(1.) This case has been referred to a Full Bench by an order of reference of the Acting Chief Justice, Mr. Justice Sulaiman, and Mr. Justice Kendall. The question with which we are concerned is the meaning and implications of the term "benefit of the estate" as used in reference to transfers made by the manager of a Hindu joint family. The facts are simple and admitted. Nityanand had two sons, Rameshwar Prasad and Babu Partab Singh. Rameshwar Prasad had two sons Jagat Narain and Krishna Narayan. In 1864 certain property was purchased by Nityanand in the name of his wife. After the death of the parents, Rameshwar Prasad and Babu Partap Singh, on 20 January 1912, executed two sale-deeds of this property, each purporting to sell a half of one-third of mauza. Kashipur by each sale-deed. By the two transactions jointly then these two persons purported to transfer the whole of one-third of mauza Kashipur.
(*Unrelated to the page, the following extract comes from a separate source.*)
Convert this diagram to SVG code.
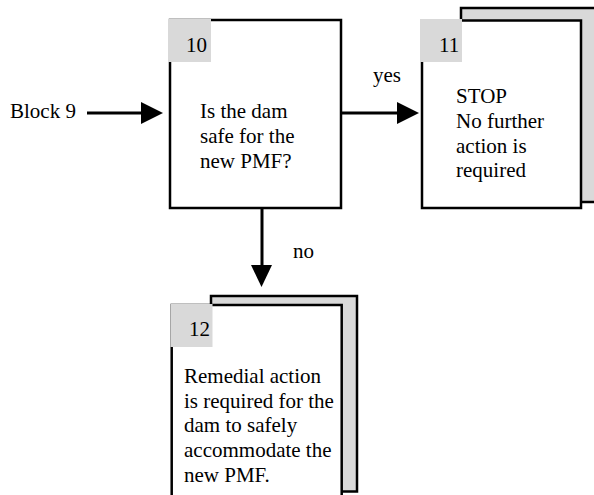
<svg xmlns="http://www.w3.org/2000/svg" width="594" height="495" viewBox="0 0 594 495">
<style>
text{font-family:"Liberation Serif","Times New Roman",serif;font-size:21px;fill:#000}
.box{fill:#fff;stroke:#000;stroke-width:2.5}
.shadow{fill:#d9d9d9;stroke:#000;stroke-width:2.5}
.tag{fill:#d9d9d9}
.ln{stroke:#000;stroke-width:3;fill:none}
.ah{fill:#000}
</style>
<rect width="594" height="495" fill="#fff"/>
<g id="connectors">
<text x="10" y="118">Block 9</text>
<line class="ln" x1="87" y1="113" x2="145" y2="113"/>
<polygon class="ah" points="141,102 163,113 141,124"/>
<line class="ln" x1="341" y1="113" x2="400" y2="113"/>
<polygon class="ah" points="397,102 419,113 397,124"/>
<text x="373" y="82">yes</text>
<line class="ln" x1="262" y1="208" x2="262" y2="268"/>
<polygon class="ah" points="251,265 272,265 261.5,287"/>
<text x="293" y="258">no</text>
</g>
<g id="node10">
<rect class="box" x="170" y="20" width="171" height="188"/>
<rect class="tag" x="168" y="19" width="43" height="43"/>
<text x="186" y="52">10</text>
<text x="200" y="118">Is the dam</text>
<text x="200" y="143">safe for the</text>
<text x="200" y="168">new PMF?</text>
</g>
<g id="node11">
<rect class="shadow" x="461" y="8" width="150" height="194"/>
<rect class="box" x="422" y="20.5" width="159" height="187.5"/>
<rect class="tag" x="420" y="19" width="42" height="43"/>
<text x="439" y="52">11</text>
<text x="456" y="103">STOP</text>
<text x="456" y="128">No further</text>
<text x="456" y="152.5">action is</text>
<text x="456" y="177">required</text>
</g>
<g id="node12">
<rect class="shadow" x="211" y="296" width="146" height="195.5"/>
<rect class="box" x="171.7" y="305" width="170" height="220"/>
<rect class="tag" x="170.5" y="304" width="42" height="43"/>
<text x="189" y="336">12</text>
<text x="184" y="383">Remedial action</text>
<text x="184" y="408">is required for the</text>
<text x="184" y="432">dam to safely</text>
<text x="184" y="457">accommodate the</text>
<text x="184" y="482">new PMF.</text>
</g>
</svg>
(2.) It is admitted that two-thirds of mauza, Kashipur had previously been sold for Rs. 15,000 and the sale price of this remaining one-third was Rs. l0.000. In view of these facts it is admitted that there can be no question but that the property fetched a full and fair value. The reason given for the sale of the property was that it was inconvenient to manage it, and again it is admitted that the property was situated 19 miles away from Bijnor; that neither of the two brothers lived in the locality; both had their permanent occupations elsewhere; and it was very difficult for them to manage the property successfully and to the benefit of the family. This is tantamount to saying, and it is frankly admitted, that in the ordinary sense of the term the transactions of sale were for the benefit of the family. The only question calling for decision is whether the transactions were for "the benefit of the estate," as the expression is used in Hindu law. One further fact calls for mention and that is that it is not disputed that the intention of the vendors was to devote the proceeds to the purchase of other landed property in a more accessible situation. The Rs. 10,000 was in fact placed in a bank and for one year drew a substantial interest and then the bank failed. But it is not denied that the intention with which the property was sold was to buy other property, and the fact that the money was actually lost owing to the failure of the bank is only an incident which can have no bearing on the question we have to decide. It is admitted that the family was a joint family, and that the property transferred by the two sale-deeds of 1912 was joint family property. The present suit has beer brought by the two sons, Jagat Narain and Krishna Narain, of Rameshwar Prasad to set aside the sales on the ground that they were not justified by Hindu law.
(3.) The case has been referred to us because of a conflict between certain rulings of this Court. As their Lordships, in referring the case to this Full Bench have put it: A wider meaning was attached to the expression "benefit of the estate" in Tula Ram V/s. Tulshi Ram [1920] 42 All. 559, Mahabir Prasad V/s. Amla Prasad A.I.R. 1924 All. 379, Jado Singh V/s. Nathu Singh , B. Sadhusaran, Prasad V/s. Brahmdeo Prasad A.I.R. 1921 Patna 99, Kalika Nand Singh V/s. Shiva Nandan Singh A.I.R. 1922 Patna 122, and Tahal Singh V/s. Arjun Das [1920] P.H.C.C. 155. On the other hand the expression has been taken in a narrower sense in the cases of Shankar Sahai V/s. Baichu Ram and Bhagwan Das V/s. Mahadeo Prasad A.I.R. 1923 All. 298."